Menu: 1,000 Users (SARP + WARP + HM, 50 items)#

Pipeline

Total

In-memory

131 ms

CSV + reconstruct

200 ms

File I/O adds under 70 ms for 280 MB. The Rust scoring step dominates wall time for anything beyond GARP-only. Parquet streaming via engine.analyze_parquet() skips the Python transformation step and reaches about 950 users/sec for the full suite. Parquet with zstd is 2.6x smaller than CSV.

Complexity Summary#

GARP runs in O(T²), CCEI in O(T² log T), MPI and HARP in O(T³).
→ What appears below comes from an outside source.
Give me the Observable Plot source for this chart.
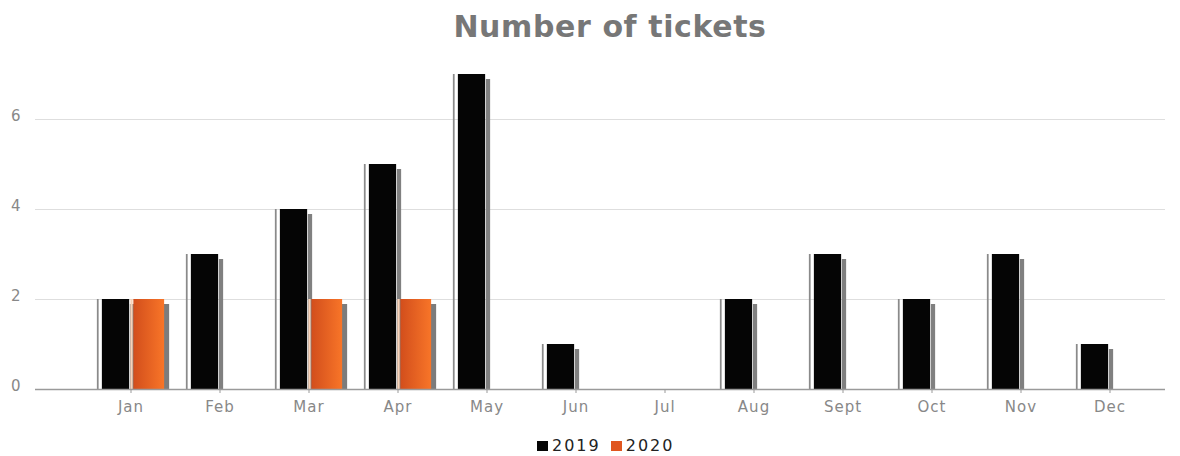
<!DOCTYPE html>
<html>
<head>
<meta charset="utf-8">
<script src="https://cdn.jsdelivr.net/npm/d3@7"></script>
<script src="https://cdn.jsdelivr.net/npm/@observablehq/plot@0.6"></script>
<style>
  html, body { margin: 0; padding: 0; background: #fff; }
  #wrap { position: relative; width: 1180px; height: 456px; font-family: "DejaVu Sans", sans-serif; }
  #title { position: absolute; left: 310px; width: 600px; top: 11.5px; text-align: center; font-size: 30px; line-height: 30px; font-weight: bold; color: #777; letter-spacing: 0.6px; }
  #legend { position: absolute; left: 537px; top: 437.5px; font-size: 16px; line-height: 16px; color: #222; letter-spacing: 2px; white-space: nowrap; }
  .sw { display: inline-block; width: 11px; height: 10px; margin-right: 4px; vertical-align: 0px; }
  .item { margin-right: 10px; }
  #chart { position: absolute; left: 0; top: 0; }
</style>
</head>
<body>
<div id="wrap">
  <div id="chart"></div>
  <div id="title">Number of tickets</div>
  <div id="legend"><span class="item"><span class="sw" style="background:#050505"></span>2019</span><span class="item"><span class="sw" style="background:#e0561f"></span>2020</span></div>
</div>
<script>
const months = ["Jan","Feb","Mar","Apr","May","Jun","Jul","Aug","Sept","Oct","Nov","Dec"];
const values2019 = [2,3,4,5,7,1,0,2,3,2,3,1];
const values2020 = [2,0,2,2,0,0,0,0,0,0,0,0];
const yTicks = [0,2,4,6];

const d2019 = months.map((m,i)=>({month:m, value:values2019[i]})).filter(d=>d.value>0);
const d2020 = months.map((m,i)=>({month:m, value:values2020[i]})).filter(d=>d.value>0);

const xRange = [81, 1158];
const bw = (xRange[1]-xRange[0])/months.length;
// bar between offsets (left,right) relative to band center
function seg(data, left, right, opts) {
  return Plot.barY(data, {x:"month", y:"value", insetLeft: bw/2 + left, insetRight: bw/2 - right, ...opts});
}

const chart = Plot.plot({
  width: 1180,
  height: 456,
  marginLeft: 35,
  marginRight: 15,
  marginTop: 74,
  marginBottom: 67,
  x: {domain: months, range: xRange, padding: 0, label: null},
  y: {domain: [0,7], label: null},
  style: {fontFamily: "DejaVu Sans, sans-serif", fontSize: "15px", color: "#888", background: "transparent"},
  marks: [
    Plot.ruleY(yTicks.filter(t=>t>0), {stroke:"#dedede", strokeWidth:1}),
    Plot.axisY({ticks: yTicks, tickFormat: d3.format("d"), tickSize: 0, tickPadding: 15, fontSize: 15, fill:"#888", dy: -3}),
    Plot.axisX({tickSize: 4, tickPadding: 8, fontSize: 15, fill:"#888", stroke:"#999"}),
    // 2019
    seg(d2019, -1, 4, {fill:"#808080", insetTop:5}),
    seg(d2019, -34, -31.5, {fill:"#8a8a8a"}),
    seg(d2019, -29, -1, {fill:"#050505"}),
    // 2020
    seg(d2020, 33, 39, {fill:"#7c7c7c", insetTop:5}),
    seg(d2020, -0.5, 2.5, {fill:"#f8d2b8"}),
    seg(d2020, 2.5, 34, {fill:"url(#orangeGrad)"}),
    Plot.ruleY([0], {stroke:"#9a9a9a", strokeWidth:1.5})
  ]
});

const ns = "http://www.w3.org/2000/svg";
const defs = document.createElementNS(ns, "defs");
defs.innerHTML = '<linearGradient id="orangeGrad" x1="0" x2="1" y1="0" y2="0"><stop offset="0" stop-color="#d24e1c"/><stop offset="1" stop-color="#f87528"/></linearGradient>';
chart.insertBefore(defs, chart.firstChild);
chart.querySelectorAll('g[aria-label="x-axis tick label"] text').forEach(t => t.setAttribute("letter-spacing", "1"));
document.getElementById("chart").appendChild(chart);
</script>
</body>
</html>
Houtman-Maks uses greedy FVS with exact ILP for small T. Utility recovery and VEI each solve LPs at O(T²) scale.

Complexity Summary#

Algorithm

Complexity

Implementation Notes

GARP

O(T²)

SCC-based arc-scan; avoids O(T³) transitive closure.

CCEI (AEI)

O(T² log T)

Iterative binary search over T² potential efficiency ratios.

MPI

O(T³)

Karp’s maximum-mean-weight cycle algorithm.

HARP

O(T³)

Max-product path calculation via modified Floyd-Warshall.

Houtman-Maks

O(T²) / ILP

Greedy FVS (approximate); ILP via HiGHS for exact solutions (T ≤ 200).

Utility Recovery

O(T²)

Linear programming with 2T variables and T(T-1) constraints.

VEI

O(T²)

Observation-specific efficiency via constrained optimization.

Hardware Configuration#

All results are from an Apple M-series machine (11 cores). On a 64-core server, throughput is roughly 5x higher.